Éduquée fille avec le goût pour les portes verrouillées et interdites d’accès, attirée par l’absence de traces, car elles permettent de laisser librement l’imaginaire en cavale aussi puissamment qu’un cheval au galop, et courant le risque d’être désarçonnée et ridiculisée, je démarrai donc une enquête : j’avais un récit à ressusciter, moi qui appartenais jusqu’alors au temps morne de la fin des idéologies.
Personne ne comprenait pourquoi je m’intéressais à cette histoire : elle ne concernait pas ma génération. Cependant, la présence d’un nazi français dans la famille irradiait une vérité qu’il fallait découvrir ; cela faisait peur d’approcher de trop près cette vérité… Qu’est-ce que cette présence allait raconter de moi, de nous ?

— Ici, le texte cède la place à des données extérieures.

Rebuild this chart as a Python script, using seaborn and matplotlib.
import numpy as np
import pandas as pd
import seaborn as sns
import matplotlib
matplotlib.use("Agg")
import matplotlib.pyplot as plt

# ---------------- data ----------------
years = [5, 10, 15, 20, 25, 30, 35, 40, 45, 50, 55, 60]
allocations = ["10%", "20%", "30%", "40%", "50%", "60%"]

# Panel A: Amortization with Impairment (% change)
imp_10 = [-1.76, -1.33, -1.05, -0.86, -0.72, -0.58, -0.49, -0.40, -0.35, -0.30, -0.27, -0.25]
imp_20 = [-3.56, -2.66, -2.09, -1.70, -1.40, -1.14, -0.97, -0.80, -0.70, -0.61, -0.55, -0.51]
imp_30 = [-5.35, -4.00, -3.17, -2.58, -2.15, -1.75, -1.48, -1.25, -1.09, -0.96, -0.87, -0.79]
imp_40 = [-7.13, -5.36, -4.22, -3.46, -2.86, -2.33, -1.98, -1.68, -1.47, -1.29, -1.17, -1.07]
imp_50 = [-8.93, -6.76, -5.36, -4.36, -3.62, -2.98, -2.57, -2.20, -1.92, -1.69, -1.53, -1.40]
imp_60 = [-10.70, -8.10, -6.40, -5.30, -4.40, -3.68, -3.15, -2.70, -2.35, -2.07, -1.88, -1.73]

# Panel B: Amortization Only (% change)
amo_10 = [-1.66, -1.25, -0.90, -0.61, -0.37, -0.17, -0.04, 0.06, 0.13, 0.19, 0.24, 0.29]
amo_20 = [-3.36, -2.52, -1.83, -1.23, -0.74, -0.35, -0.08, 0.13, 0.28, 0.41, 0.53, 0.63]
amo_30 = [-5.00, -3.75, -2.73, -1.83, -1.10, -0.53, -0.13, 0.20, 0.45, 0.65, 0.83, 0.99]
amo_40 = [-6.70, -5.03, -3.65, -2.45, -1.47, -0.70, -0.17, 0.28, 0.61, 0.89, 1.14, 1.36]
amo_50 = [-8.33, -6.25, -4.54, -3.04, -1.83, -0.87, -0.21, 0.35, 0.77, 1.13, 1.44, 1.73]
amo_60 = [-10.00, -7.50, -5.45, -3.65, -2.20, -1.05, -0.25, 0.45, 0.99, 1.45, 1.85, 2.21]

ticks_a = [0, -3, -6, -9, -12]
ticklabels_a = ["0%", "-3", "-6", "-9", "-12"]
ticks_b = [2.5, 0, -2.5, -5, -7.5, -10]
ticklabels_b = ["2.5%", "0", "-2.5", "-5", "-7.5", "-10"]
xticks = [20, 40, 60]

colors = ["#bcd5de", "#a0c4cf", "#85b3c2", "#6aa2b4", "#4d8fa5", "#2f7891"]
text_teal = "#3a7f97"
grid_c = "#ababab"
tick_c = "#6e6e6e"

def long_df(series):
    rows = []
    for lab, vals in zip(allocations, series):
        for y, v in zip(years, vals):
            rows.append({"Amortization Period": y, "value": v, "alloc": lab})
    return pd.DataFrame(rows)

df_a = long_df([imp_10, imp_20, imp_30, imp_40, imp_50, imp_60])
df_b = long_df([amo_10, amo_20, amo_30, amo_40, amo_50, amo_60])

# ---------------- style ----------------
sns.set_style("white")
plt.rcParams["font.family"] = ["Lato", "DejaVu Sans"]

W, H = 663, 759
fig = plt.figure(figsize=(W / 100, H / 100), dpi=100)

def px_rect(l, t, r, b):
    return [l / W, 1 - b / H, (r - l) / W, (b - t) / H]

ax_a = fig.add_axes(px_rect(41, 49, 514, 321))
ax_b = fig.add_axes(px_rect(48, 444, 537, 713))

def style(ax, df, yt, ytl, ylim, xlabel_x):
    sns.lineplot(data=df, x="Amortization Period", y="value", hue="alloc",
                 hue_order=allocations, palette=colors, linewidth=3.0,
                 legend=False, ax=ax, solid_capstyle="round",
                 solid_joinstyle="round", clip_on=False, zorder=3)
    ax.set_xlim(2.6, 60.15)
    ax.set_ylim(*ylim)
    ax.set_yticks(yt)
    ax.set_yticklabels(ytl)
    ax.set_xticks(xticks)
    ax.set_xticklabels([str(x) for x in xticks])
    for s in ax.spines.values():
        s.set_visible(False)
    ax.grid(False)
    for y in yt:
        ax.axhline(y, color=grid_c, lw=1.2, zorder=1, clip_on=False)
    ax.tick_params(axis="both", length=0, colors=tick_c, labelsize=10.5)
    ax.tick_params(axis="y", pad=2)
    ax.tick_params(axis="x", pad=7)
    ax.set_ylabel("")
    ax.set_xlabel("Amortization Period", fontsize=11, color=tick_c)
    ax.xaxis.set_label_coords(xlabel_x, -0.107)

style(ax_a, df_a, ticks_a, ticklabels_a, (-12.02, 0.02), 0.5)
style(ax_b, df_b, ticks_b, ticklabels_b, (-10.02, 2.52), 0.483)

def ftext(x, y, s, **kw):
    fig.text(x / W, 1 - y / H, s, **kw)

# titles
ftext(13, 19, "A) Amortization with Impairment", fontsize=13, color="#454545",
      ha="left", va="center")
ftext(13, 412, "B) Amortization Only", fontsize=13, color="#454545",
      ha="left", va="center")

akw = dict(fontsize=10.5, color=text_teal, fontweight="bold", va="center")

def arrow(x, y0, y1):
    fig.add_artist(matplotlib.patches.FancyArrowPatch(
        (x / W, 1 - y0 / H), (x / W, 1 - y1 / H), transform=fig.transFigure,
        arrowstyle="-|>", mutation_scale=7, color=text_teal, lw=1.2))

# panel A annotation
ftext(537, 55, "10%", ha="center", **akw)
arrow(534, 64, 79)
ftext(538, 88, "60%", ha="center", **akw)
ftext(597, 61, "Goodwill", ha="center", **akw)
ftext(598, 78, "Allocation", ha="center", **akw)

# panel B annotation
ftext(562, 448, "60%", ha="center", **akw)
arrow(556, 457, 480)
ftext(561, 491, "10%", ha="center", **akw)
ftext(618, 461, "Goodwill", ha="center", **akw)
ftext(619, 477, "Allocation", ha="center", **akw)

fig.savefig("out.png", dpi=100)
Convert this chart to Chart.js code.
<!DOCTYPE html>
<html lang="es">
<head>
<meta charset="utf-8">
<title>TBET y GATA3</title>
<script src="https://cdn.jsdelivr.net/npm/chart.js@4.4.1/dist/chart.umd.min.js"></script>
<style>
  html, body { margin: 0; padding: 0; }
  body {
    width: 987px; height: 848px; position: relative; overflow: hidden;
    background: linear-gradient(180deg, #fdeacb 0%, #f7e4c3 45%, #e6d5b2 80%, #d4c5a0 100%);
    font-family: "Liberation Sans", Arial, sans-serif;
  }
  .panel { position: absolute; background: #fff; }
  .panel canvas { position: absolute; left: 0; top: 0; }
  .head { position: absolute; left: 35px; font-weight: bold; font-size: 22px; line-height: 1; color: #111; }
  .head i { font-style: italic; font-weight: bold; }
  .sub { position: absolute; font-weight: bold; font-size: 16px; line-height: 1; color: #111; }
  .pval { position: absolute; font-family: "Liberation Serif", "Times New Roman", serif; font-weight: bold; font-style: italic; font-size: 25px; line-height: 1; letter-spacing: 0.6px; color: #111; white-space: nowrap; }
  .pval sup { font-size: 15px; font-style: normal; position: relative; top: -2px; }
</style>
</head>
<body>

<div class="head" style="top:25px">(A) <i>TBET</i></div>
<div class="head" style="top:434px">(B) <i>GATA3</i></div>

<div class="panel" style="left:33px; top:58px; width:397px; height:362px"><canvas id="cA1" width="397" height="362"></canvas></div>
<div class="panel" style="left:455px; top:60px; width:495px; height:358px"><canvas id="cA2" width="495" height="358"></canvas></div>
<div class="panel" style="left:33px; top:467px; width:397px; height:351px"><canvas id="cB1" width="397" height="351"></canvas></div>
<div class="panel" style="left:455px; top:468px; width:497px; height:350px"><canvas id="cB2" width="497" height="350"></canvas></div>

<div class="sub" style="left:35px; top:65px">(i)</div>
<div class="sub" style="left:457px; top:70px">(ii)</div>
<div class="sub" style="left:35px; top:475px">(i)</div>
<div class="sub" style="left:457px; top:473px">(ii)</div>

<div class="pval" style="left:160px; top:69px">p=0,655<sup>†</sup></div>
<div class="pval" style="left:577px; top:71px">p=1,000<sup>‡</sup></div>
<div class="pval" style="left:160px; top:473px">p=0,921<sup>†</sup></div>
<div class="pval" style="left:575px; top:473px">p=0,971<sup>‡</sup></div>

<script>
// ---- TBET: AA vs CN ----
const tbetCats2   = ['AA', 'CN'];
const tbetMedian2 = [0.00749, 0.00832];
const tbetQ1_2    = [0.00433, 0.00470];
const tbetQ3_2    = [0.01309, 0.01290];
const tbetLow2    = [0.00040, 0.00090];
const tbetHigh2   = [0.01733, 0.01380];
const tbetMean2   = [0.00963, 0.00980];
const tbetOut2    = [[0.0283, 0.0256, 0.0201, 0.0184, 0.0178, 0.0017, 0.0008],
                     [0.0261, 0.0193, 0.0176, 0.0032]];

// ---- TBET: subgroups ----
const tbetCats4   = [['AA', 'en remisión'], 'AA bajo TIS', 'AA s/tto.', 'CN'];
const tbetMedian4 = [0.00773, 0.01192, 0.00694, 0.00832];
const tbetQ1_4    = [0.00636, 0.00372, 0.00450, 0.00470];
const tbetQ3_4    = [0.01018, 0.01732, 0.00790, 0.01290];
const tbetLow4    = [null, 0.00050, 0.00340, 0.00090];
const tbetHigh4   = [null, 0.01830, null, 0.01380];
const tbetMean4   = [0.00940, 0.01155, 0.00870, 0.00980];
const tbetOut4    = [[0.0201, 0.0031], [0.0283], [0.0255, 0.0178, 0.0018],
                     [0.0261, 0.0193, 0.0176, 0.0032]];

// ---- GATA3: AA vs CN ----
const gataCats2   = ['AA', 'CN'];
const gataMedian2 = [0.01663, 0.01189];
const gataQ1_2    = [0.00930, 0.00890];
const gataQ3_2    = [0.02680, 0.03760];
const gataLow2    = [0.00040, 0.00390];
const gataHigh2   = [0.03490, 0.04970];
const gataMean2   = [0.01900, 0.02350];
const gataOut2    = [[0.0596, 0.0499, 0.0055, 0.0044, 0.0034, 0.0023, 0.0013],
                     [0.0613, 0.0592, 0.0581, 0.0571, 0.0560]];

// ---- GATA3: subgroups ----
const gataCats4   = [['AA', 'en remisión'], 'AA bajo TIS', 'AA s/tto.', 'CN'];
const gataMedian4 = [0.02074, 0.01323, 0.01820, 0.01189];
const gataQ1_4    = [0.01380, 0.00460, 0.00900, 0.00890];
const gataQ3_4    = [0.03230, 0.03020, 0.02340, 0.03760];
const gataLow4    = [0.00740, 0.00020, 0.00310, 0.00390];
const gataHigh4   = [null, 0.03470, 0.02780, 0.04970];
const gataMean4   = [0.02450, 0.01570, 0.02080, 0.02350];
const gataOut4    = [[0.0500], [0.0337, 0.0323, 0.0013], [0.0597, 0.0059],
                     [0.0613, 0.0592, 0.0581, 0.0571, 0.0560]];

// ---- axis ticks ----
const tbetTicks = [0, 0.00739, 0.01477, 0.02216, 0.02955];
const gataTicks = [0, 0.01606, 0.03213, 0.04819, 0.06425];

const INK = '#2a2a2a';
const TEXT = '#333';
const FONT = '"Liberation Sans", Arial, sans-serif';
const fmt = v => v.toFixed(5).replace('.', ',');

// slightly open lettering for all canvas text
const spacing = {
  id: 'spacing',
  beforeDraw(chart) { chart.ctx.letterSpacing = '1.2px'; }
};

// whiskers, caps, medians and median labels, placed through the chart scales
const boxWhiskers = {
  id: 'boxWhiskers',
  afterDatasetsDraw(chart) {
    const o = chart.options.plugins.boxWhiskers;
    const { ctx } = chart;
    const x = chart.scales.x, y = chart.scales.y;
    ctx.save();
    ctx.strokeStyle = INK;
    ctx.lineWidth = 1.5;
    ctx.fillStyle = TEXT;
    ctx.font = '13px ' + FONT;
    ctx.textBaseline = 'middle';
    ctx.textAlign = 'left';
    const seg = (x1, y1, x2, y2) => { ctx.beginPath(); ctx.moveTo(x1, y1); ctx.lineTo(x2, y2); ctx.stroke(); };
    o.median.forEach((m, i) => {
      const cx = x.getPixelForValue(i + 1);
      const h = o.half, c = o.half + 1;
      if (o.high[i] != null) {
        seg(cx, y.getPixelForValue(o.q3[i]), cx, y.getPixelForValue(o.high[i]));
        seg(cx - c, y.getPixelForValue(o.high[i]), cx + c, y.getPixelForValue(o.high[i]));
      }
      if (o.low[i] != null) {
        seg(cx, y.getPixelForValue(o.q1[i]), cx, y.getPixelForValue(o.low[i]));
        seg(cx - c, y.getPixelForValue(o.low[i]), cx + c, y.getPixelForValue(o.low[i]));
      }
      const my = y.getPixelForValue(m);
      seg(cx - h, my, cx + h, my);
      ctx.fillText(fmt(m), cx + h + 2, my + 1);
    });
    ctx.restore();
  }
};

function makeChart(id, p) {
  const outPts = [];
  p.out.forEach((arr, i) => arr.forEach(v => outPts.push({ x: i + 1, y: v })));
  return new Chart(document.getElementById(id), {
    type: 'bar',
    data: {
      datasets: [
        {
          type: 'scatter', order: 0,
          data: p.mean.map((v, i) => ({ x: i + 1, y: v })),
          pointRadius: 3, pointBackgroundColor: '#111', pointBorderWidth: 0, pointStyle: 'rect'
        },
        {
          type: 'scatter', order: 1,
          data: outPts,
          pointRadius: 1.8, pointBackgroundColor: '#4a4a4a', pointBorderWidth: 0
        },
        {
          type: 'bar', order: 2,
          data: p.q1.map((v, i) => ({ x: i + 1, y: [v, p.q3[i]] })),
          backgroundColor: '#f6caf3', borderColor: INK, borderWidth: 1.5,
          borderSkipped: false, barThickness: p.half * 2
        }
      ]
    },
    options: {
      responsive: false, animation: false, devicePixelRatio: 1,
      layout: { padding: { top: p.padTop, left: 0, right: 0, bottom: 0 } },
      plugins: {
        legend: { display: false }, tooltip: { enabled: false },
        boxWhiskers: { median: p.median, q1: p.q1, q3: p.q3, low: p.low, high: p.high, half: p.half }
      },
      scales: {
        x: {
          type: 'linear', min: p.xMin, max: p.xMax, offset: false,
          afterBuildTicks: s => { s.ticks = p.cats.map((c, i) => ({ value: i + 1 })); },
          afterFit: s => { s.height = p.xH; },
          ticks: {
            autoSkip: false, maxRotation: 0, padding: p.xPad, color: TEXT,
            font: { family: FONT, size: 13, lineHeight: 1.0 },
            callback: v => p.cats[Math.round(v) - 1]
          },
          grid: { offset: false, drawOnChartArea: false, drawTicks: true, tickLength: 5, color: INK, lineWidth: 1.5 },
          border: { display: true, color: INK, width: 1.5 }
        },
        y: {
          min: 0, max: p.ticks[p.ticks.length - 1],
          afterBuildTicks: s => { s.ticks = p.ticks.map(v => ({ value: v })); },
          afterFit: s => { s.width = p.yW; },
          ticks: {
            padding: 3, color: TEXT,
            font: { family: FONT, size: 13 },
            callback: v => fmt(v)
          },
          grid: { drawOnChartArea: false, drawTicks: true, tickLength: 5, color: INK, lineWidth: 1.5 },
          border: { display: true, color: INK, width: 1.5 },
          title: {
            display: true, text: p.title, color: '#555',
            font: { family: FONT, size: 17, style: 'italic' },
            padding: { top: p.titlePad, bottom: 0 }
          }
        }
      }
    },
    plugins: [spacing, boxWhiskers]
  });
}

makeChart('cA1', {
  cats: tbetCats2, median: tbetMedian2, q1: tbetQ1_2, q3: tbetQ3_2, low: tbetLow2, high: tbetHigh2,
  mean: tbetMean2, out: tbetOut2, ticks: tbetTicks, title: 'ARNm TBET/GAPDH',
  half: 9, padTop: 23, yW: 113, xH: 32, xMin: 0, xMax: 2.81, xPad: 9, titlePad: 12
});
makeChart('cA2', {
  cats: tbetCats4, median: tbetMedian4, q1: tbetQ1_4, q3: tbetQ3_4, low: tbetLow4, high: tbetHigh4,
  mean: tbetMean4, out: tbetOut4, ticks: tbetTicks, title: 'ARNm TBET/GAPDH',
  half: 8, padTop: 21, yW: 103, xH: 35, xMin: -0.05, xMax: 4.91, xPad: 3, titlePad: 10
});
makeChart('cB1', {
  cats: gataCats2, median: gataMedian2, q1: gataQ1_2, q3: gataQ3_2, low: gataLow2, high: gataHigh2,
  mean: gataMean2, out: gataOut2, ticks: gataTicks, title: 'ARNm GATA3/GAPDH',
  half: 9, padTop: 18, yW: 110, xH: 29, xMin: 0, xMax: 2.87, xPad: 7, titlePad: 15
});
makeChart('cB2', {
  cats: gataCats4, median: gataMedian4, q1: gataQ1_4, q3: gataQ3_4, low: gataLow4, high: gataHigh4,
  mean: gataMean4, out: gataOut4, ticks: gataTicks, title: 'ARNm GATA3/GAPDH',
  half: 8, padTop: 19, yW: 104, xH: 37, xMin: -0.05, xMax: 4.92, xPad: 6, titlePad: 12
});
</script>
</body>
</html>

Peu à peu, je me suis mise à avoir mal au cœur en me penchant sur le passé. Cette histoire entachait ma famille de honte, sans parler de la douleur que représentait la disparition d’un fils honni. Mais il fallait avancer. J’avais peu d’éléments. Je ne pouvais rien lâcher avant d’avoir compris. J’ai fait des recherches pendant deux ans. J’ai fouillé partout, cherché des témoins, trouvé des archives. Et forcément, je me suis rapprochée du temps présent. Cette enquête m’a menée à l’extrême droite du xxie siècle. Je n’étais pas assez armée pour l’affronter. J’ai alors tout abandonné, car j’ai eu peur. La réalisation d’un documentaire radio a ravivé mon courage, pour retracer ce parcours anonyme et exemplaire, celui d’un jeune nazi français, un jeune homme au destin… si commun.